Would you pull out every line of the material that contains the string "this"?

:: ENTRIES ::

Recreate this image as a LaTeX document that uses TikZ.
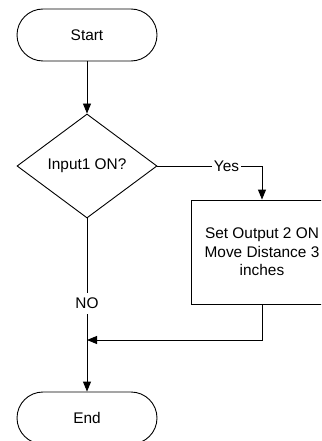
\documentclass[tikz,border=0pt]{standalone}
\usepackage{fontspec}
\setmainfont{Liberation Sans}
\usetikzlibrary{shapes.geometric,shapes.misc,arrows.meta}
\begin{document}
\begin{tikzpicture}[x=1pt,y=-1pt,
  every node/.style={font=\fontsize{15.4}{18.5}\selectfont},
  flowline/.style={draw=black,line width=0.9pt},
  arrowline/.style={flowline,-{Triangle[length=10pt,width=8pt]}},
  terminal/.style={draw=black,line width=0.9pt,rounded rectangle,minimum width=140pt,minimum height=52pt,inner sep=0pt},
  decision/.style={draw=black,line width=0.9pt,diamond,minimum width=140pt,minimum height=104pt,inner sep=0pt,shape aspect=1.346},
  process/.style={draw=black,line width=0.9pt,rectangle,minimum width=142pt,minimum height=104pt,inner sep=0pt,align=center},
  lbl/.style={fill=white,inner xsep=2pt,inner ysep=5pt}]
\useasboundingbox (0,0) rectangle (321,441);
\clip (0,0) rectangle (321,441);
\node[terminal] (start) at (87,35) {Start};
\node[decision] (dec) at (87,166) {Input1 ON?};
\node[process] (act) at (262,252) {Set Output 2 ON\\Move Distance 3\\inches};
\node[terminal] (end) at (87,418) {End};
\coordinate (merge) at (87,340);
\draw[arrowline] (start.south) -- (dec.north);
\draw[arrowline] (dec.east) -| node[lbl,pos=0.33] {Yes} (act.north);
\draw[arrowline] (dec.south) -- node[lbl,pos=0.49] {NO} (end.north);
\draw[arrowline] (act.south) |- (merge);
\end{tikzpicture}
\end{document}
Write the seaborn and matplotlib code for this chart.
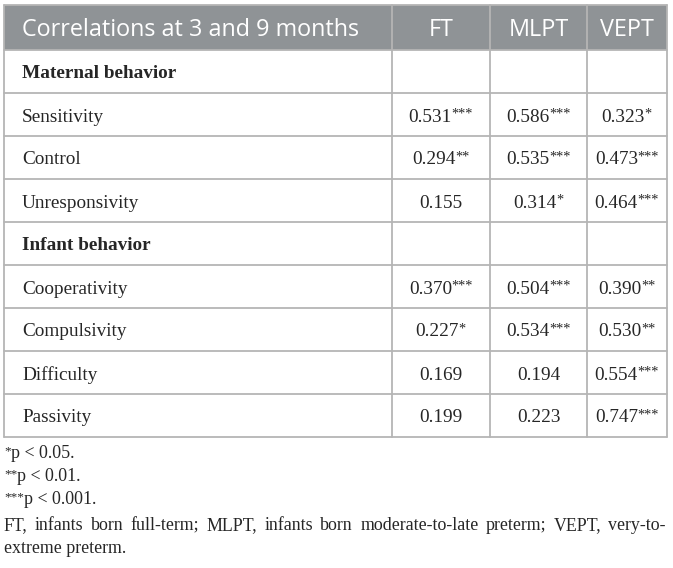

:::

**TASK ANSWER**
Recreate this image as a LaTeX document that uses TikZ.
Write the seaborn and matplotlib code for this chart.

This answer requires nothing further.